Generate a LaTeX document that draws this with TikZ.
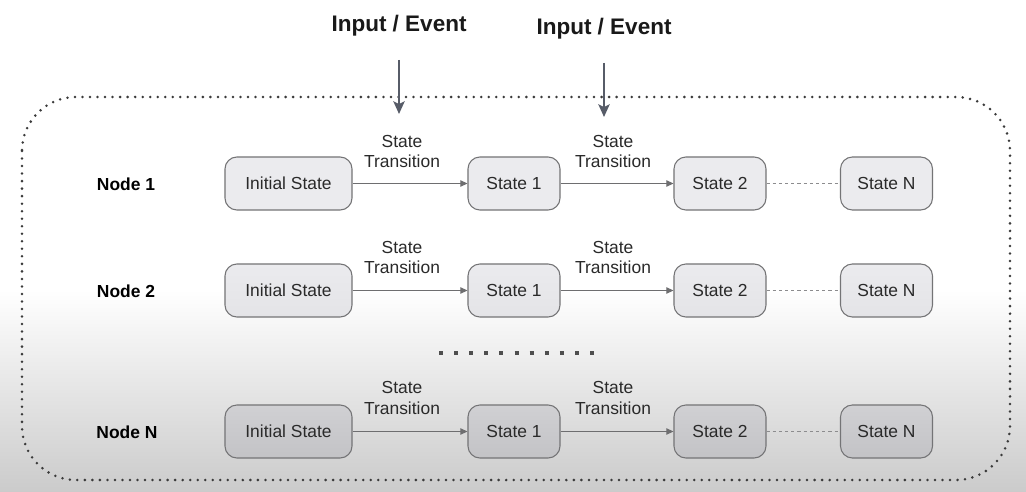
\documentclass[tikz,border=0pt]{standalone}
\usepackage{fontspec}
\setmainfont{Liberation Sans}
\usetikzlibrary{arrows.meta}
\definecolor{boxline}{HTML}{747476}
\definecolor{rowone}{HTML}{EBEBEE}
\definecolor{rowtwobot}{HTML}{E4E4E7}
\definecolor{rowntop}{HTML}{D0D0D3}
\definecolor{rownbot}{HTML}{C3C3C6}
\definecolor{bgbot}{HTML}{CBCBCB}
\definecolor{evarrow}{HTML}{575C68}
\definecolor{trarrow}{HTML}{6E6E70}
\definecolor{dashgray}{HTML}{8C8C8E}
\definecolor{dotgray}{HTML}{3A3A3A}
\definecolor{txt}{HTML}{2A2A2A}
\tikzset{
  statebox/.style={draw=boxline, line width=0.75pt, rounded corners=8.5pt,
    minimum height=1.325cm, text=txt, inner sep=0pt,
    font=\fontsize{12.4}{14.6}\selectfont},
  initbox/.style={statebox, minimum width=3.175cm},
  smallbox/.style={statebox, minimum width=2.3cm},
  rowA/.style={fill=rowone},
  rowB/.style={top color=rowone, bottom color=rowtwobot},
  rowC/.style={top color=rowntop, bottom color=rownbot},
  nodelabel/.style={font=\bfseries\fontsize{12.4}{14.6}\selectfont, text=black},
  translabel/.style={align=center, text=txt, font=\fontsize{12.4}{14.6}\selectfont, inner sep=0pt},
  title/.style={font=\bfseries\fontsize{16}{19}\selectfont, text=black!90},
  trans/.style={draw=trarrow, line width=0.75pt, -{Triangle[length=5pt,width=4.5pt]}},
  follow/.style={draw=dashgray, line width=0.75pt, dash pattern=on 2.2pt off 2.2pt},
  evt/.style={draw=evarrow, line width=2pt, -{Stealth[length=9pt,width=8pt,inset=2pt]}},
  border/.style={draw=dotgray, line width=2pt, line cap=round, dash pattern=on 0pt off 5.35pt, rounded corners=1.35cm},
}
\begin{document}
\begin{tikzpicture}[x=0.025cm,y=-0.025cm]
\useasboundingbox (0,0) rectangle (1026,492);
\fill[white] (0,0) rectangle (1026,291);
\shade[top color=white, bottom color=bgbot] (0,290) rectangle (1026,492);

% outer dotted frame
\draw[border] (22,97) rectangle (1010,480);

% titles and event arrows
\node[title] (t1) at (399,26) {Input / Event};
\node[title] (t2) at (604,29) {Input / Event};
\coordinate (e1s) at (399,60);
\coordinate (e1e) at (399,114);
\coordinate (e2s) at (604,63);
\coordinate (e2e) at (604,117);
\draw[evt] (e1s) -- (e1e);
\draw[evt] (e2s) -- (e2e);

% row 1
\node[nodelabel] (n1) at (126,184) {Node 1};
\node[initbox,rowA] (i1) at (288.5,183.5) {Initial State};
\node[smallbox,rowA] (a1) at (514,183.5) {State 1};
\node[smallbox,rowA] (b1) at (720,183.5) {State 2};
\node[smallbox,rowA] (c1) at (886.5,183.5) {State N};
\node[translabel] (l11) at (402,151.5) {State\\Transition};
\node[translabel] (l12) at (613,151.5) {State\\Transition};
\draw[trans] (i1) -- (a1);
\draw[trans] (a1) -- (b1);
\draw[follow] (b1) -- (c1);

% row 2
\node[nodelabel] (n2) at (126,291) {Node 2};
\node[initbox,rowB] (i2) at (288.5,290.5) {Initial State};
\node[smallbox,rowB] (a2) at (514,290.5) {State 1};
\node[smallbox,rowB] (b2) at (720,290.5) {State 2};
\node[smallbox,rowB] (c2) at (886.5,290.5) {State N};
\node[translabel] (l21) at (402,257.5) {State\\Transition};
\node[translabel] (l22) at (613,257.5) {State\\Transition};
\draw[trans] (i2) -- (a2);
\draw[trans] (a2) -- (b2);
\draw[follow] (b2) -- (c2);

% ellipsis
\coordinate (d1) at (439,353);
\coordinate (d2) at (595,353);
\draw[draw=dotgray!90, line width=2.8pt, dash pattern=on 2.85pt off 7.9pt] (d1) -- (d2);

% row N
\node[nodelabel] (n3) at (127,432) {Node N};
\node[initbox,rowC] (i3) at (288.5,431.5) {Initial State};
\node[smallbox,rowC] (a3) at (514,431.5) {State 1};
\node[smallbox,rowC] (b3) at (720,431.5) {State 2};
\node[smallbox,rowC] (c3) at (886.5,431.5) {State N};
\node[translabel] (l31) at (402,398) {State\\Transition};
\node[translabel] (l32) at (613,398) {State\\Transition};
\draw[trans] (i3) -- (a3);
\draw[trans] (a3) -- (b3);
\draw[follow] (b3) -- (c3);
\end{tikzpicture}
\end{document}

...

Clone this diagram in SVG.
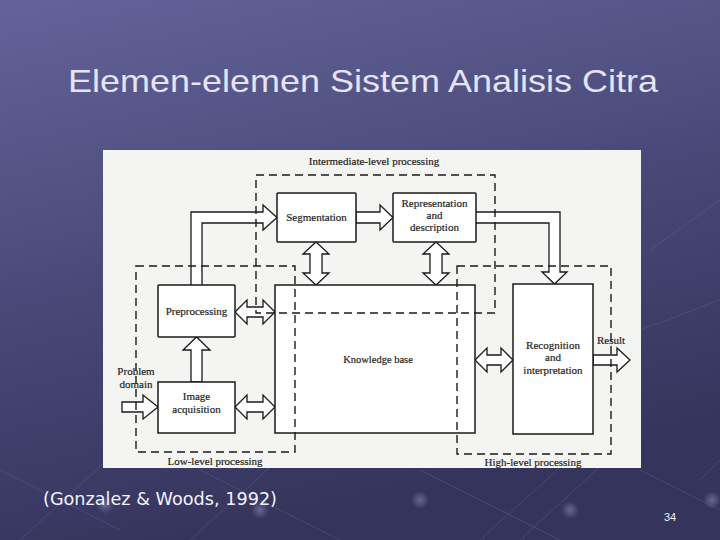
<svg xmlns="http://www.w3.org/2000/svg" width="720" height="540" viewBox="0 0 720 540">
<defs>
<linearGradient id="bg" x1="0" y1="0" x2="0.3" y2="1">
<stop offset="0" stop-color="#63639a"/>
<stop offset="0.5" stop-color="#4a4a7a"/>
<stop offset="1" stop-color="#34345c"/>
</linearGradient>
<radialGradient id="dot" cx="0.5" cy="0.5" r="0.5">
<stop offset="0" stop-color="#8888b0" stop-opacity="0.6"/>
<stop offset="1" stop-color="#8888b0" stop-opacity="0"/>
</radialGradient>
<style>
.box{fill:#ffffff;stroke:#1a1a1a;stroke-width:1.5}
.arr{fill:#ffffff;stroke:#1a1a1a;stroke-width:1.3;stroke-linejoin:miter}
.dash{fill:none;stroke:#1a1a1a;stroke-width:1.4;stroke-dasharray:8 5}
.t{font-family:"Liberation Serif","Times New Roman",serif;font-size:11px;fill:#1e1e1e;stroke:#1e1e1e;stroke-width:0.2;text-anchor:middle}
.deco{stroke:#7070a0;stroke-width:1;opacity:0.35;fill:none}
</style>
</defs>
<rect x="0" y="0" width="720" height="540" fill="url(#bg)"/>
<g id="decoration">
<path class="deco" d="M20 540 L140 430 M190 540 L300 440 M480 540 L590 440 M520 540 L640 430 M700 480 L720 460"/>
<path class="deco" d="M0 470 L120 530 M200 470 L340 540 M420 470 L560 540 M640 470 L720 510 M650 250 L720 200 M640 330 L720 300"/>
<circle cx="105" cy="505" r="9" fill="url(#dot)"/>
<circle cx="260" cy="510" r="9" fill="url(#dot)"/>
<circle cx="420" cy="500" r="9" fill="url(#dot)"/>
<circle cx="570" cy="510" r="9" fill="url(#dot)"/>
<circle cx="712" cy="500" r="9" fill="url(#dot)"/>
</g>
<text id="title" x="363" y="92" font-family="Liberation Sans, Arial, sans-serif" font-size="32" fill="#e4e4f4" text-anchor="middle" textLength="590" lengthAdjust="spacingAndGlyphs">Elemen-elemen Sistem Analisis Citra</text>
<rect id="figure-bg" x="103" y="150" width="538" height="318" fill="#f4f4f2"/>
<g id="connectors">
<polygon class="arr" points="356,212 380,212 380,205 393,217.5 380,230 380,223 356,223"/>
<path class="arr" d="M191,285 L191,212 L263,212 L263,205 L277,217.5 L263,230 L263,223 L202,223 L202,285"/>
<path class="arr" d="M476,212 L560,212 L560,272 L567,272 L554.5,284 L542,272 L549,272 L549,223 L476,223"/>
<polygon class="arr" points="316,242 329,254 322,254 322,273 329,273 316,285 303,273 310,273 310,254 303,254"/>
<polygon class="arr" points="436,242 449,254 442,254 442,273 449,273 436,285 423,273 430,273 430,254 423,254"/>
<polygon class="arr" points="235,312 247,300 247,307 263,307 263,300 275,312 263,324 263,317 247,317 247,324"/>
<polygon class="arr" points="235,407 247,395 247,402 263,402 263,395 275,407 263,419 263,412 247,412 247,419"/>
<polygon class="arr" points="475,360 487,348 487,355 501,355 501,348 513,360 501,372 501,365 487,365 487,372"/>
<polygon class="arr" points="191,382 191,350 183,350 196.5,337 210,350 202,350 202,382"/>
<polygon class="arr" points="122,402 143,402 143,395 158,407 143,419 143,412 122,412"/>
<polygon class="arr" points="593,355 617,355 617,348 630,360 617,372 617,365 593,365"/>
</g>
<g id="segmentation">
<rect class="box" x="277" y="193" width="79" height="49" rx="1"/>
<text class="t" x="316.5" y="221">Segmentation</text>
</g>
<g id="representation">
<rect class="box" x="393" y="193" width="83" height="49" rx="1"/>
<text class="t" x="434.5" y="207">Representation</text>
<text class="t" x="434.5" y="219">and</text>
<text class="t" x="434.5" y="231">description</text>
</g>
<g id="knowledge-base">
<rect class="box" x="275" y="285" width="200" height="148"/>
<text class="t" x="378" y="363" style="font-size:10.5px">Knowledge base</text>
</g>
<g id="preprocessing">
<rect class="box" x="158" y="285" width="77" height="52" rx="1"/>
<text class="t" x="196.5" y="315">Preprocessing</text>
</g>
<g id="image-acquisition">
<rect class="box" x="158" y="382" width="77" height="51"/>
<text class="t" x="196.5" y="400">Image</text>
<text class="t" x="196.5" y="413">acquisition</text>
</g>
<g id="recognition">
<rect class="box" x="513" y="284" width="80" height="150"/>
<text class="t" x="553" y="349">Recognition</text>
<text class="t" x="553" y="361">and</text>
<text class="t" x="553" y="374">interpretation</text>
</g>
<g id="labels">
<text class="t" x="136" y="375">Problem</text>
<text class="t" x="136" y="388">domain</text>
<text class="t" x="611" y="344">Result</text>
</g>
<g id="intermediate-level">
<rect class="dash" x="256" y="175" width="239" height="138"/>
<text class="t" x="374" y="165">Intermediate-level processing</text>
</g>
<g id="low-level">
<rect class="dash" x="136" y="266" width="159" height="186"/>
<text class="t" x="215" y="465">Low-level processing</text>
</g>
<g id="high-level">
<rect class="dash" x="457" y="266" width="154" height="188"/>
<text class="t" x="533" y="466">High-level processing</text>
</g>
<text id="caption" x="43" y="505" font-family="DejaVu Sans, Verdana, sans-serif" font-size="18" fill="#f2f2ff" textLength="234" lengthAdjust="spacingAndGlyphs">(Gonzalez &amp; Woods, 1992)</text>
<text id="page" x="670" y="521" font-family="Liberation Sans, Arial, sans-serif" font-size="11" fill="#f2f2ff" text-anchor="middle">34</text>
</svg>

Exercise instructions: Go to the line containing "Generate a LaTeX" and copy exactly from there through the line containing "(22,97) rectangle (1010,480);", both included, and nothing more. Pictures are excluded.

Correct result:
Generate a LaTeX document that draws this with TikZ.
\documentclass[tikz,border=0pt]{standalone}
\usepackage{fontspec}
\setmainfont{Liberation Sans}
\usetikzlibrary{arrows.meta}
\definecolor{boxline}{HTML}{747476}
\definecolor{rowone}{HTML}{EBEBEE}
\definecolor{rowtwobot}{HTML}{E4E4E7}
\definecolor{rowntop}{HTML}{D0D0D3}
\definecolor{rownbot}{HTML}{C3C3C6}
\definecolor{bgbot}{HTML}{CBCBCB}
\definecolor{evarrow}{HTML}{575C68}
\definecolor{trarrow}{HTML}{6E6E70}
\definecolor{dashgray}{HTML}{8C8C8E}
\definecolor{dotgray}{HTML}{3A3A3A}
\definecolor{txt}{HTML}{2A2A2A}
\tikzset{
  statebox/.style={draw=boxline, line width=0.75pt, rounded corners=8.5pt,
    minimum height=1.325cm, text=txt, inner sep=0pt,
    font=\fontsize{12.4}{14.6}\selectfont},
  initbox/.style={statebox, minimum width=3.175cm},
  smallbox/.style={statebox, minimum width=2.3cm},
  rowA/.style={fill=rowone},
  rowB/.style={top color=rowone, bottom color=rowtwobot},
  rowC/.style={top color=rowntop, bottom color=rownbot},
  nodelabel/.style={font=\bfseries\fontsize{12.4}{14.6}\selectfont, text=black},
  translabel/.style={align=center, text=txt, font=\fontsize{12.4}{14.6}\selectfont, inner sep=0pt},
  title/.style={font=\bfseries\fontsize{16}{19}\selectfont, text=black!90},
  trans/.style={draw=trarrow, line width=0.75pt, -{Triangle[length=5pt,width=4.5pt]}},
  follow/.style={draw=dashgray, line width=0.75pt, dash pattern=on 2.2pt off 2.2pt},
  evt/.style={draw=evarrow, line width=2pt, -{Stealth[length=9pt,width=8pt,inset=2pt]}},
  border/.style={draw=dotgray, line width=2pt, line cap=round, dash pattern=on 0pt off 5.35pt, rounded corners=1.35cm},
}
\begin{document}
\begin{tikzpicture}[x=0.025cm,y=-0.025cm]
\useasboundingbox (0,0) rectangle (1026,492);
\fill[white] (0,0) rectangle (1026,291);
\shade[top color=white, bottom color=bgbot] (0,290) rectangle (1026,492);

% outer dotted frame
\draw[border] (22,97) rectangle (1010,480);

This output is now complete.